Sheron Rose said that her father’s day and nighttime goggles have been accepted by the African American Museum in Washington, D.C. “They were actually on my parents’ coffee table in the living room for years and then I kept them in my safe deposit box,” she said. “About two years ago I offered them to the museum.

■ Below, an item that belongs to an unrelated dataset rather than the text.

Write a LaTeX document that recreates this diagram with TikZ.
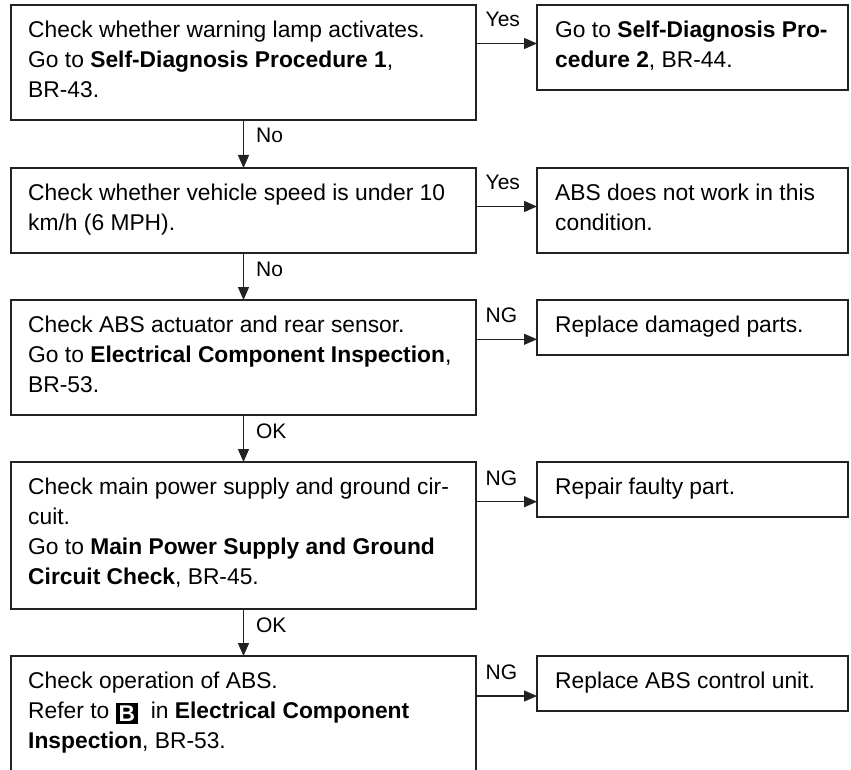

“When I was a youngster sometimes people would knock on the door and want to come and talk with my father,” she recalled. “He was my daddy. He taught me how to ride my bicycle. He took my friends and I to choir rehearsal, girl scouts, skating at Bob A Lu skating rink and and picked us up after school. He taught me how to drive. I had to not only successfully pass the Alabama Department of Public Safety driving test but his as well. He said that I should be able to bring the car to a complete stop without passengers ever feeling it. I thought that was a bit much to expect from a teenage driver, but ok. To this day when I travel via air, I determine the quality of my flight based on how smooth the landing is. Most importantly, he was a good provider for his family and volunteer in the community in which he lived and worked. Whenever a small plane or helicopter flies over, I never fail to look up, smile and acknowledge that Daddy is still checking in.
“The Tuskegee Airman succeeded not because of, but rather in spite of, the adversity and barriers that were placed before them,” she said. “The legacy of the Red Tails is deep and wide.”